• [Your objective]:
Without the images, output each record below as it stands.

• [Extracted material]:
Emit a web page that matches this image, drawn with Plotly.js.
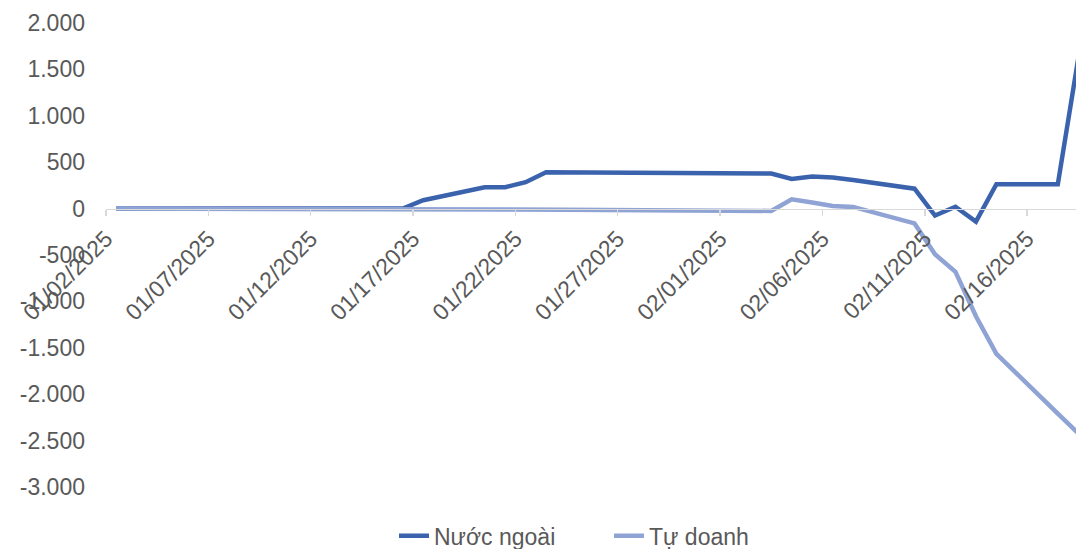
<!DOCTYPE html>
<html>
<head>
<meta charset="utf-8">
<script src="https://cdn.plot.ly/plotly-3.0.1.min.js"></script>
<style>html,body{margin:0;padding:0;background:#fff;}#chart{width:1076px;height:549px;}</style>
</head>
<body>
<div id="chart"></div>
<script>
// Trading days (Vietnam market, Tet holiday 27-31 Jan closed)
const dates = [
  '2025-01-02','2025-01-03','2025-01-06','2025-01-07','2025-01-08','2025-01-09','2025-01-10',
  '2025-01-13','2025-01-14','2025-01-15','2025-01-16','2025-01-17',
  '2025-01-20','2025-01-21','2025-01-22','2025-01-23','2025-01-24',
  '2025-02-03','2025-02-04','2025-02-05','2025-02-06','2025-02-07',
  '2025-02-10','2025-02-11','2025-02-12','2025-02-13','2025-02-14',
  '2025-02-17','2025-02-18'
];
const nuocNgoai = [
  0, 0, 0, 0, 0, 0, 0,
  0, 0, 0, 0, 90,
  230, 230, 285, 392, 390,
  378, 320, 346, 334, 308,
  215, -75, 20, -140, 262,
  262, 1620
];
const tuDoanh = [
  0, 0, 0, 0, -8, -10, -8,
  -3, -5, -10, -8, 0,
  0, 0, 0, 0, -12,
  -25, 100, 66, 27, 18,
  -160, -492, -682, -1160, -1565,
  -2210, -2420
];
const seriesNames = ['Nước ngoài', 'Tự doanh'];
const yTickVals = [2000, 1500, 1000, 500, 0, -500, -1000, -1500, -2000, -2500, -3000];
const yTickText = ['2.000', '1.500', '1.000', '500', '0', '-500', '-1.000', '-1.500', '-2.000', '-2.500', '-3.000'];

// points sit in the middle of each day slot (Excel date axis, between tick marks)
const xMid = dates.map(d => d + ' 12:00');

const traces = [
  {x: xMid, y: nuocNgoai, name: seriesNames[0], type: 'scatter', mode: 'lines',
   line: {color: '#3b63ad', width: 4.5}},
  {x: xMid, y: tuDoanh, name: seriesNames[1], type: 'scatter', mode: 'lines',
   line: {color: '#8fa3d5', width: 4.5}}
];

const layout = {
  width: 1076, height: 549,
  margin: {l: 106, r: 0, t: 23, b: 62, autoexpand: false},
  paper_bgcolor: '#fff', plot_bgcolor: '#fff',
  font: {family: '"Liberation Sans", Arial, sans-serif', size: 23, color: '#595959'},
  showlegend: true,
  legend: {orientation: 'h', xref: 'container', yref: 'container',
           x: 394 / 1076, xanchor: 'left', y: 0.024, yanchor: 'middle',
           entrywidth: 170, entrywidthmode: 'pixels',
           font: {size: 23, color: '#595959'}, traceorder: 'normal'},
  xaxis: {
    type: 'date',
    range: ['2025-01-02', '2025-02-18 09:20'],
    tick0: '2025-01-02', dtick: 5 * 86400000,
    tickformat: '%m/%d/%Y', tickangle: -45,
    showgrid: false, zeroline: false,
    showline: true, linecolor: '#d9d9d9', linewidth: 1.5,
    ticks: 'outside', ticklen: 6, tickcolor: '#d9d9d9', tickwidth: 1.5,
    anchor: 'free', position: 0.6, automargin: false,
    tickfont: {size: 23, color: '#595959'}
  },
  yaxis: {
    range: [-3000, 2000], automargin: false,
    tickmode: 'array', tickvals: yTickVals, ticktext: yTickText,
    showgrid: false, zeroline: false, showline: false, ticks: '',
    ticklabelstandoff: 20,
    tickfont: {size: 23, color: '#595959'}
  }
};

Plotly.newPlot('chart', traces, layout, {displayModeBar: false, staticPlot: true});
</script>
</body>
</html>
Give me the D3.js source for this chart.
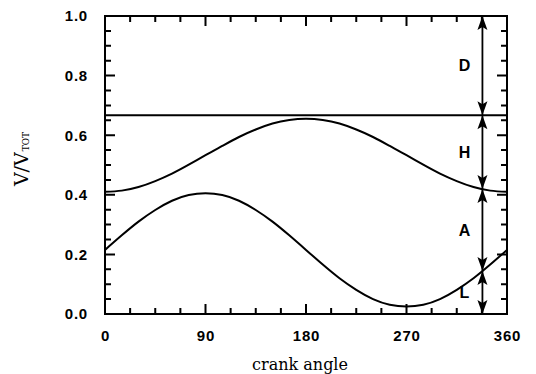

• [Written response]:
Emit a web page that matches this image, drawn with Plotly.js.
<!DOCTYPE html>
<html>
<head>
<meta charset="utf-8">
<script src="https://cdn.plot.ly/plotly-3.0.1.min.js"></script>
<style>html,body{margin:0;padding:0;background:#fff;}#chart{width:1076px;height:549px;}</style>
</head>
<body>
<div id="chart"></div>
<script>
// Trading days (Vietnam market, Tet holiday 27-31 Jan closed)
const dates = [
  '2025-01-02','2025-01-03','2025-01-06','2025-01-07','2025-01-08','2025-01-09','2025-01-10',
  '2025-01-13','2025-01-14','2025-01-15','2025-01-16','2025-01-17',
  '2025-01-20','2025-01-21','2025-01-22','2025-01-23','2025-01-24',
  '2025-02-03','2025-02-04','2025-02-05','2025-02-06','2025-02-07',
  '2025-02-10','2025-02-11','2025-02-12','2025-02-13','2025-02-14',
  '2025-02-17','2025-02-18'
];
const nuocNgoai = [
  0, 0, 0, 0, 0, 0, 0,
  0, 0, 0, 0, 90,
  230, 230, 285, 392, 390,
  378, 320, 346, 334, 308,
  215, -75, 20, -140, 262,
  262, 1620
];
const tuDoanh = [
  0, 0, 0, 0, -8, -10, -8,
  -3, -5, -10, -8, 0,
  0, 0, 0, 0, -12,
  -25, 100, 66, 27, 18,
  -160, -492, -682, -1160, -1565,
  -2210, -2420
];
const seriesNames = ['Nước ngoài', 'Tự doanh'];
const yTickVals = [2000, 1500, 1000, 500, 0, -500, -1000, -1500, -2000, -2500, -3000];
const yTickText = ['2.000', '1.500', '1.000', '500', '0', '-500', '-1.000', '-1.500', '-2.000', '-2.500', '-3.000'];

// points sit in the middle of each day slot (Excel date axis, between tick marks)
const xMid = dates.map(d => d + ' 12:00');

const traces = [
  {x: xMid, y: nuocNgoai, name: seriesNames[0], type: 'scatter', mode: 'lines',
   line: {color: '#3b63ad', width: 4.5}},
  {x: xMid, y: tuDoanh, name: seriesNames[1], type: 'scatter', mode: 'lines',
   line: {color: '#8fa3d5', width: 4.5}}
];

const layout = {
  width: 1076, height: 549,
  margin: {l: 106, r: 0, t: 23, b: 62, autoexpand: false},
  paper_bgcolor: '#fff', plot_bgcolor: '#fff',
  font: {family: '"Liberation Sans", Arial, sans-serif', size: 23, color: '#595959'},
  showlegend: true,
  legend: {orientation: 'h', xref: 'container', yref: 'container',
           x: 394 / 1076, xanchor: 'left', y: 0.024, yanchor: 'middle',
           entrywidth: 170, entrywidthmode: 'pixels',
           font: {size: 23, color: '#595959'}, traceorder: 'normal'},
  xaxis: {
    type: 'date',
    range: ['2025-01-02', '2025-02-18 09:20'],
    tick0: '2025-01-02', dtick: 5 * 86400000,
    tickformat: '%m/%d/%Y', tickangle: -45,
    showgrid: false, zeroline: false,
    showline: true, linecolor: '#d9d9d9', linewidth: 1.5,
    ticks: 'outside', ticklen: 6, tickcolor: '#d9d9d9', tickwidth: 1.5,
    anchor: 'free', position: 0.6, automargin: false,
    tickfont: {size: 23, color: '#595959'}
  },
  yaxis: {
    range: [-3000, 2000], automargin: false,
    tickmode: 'array', tickvals: yTickVals, ticktext: yTickText,
    showgrid: false, zeroline: false, showline: false, ticks: '',
    ticklabelstandoff: 20,
    tickfont: {size: 23, color: '#595959'}
  }
};

Plotly.newPlot('chart', traces, layout, {displayModeBar: false, staticPlot: true});
</script>
</body>
</html>
Give me the D3.js source for this chart.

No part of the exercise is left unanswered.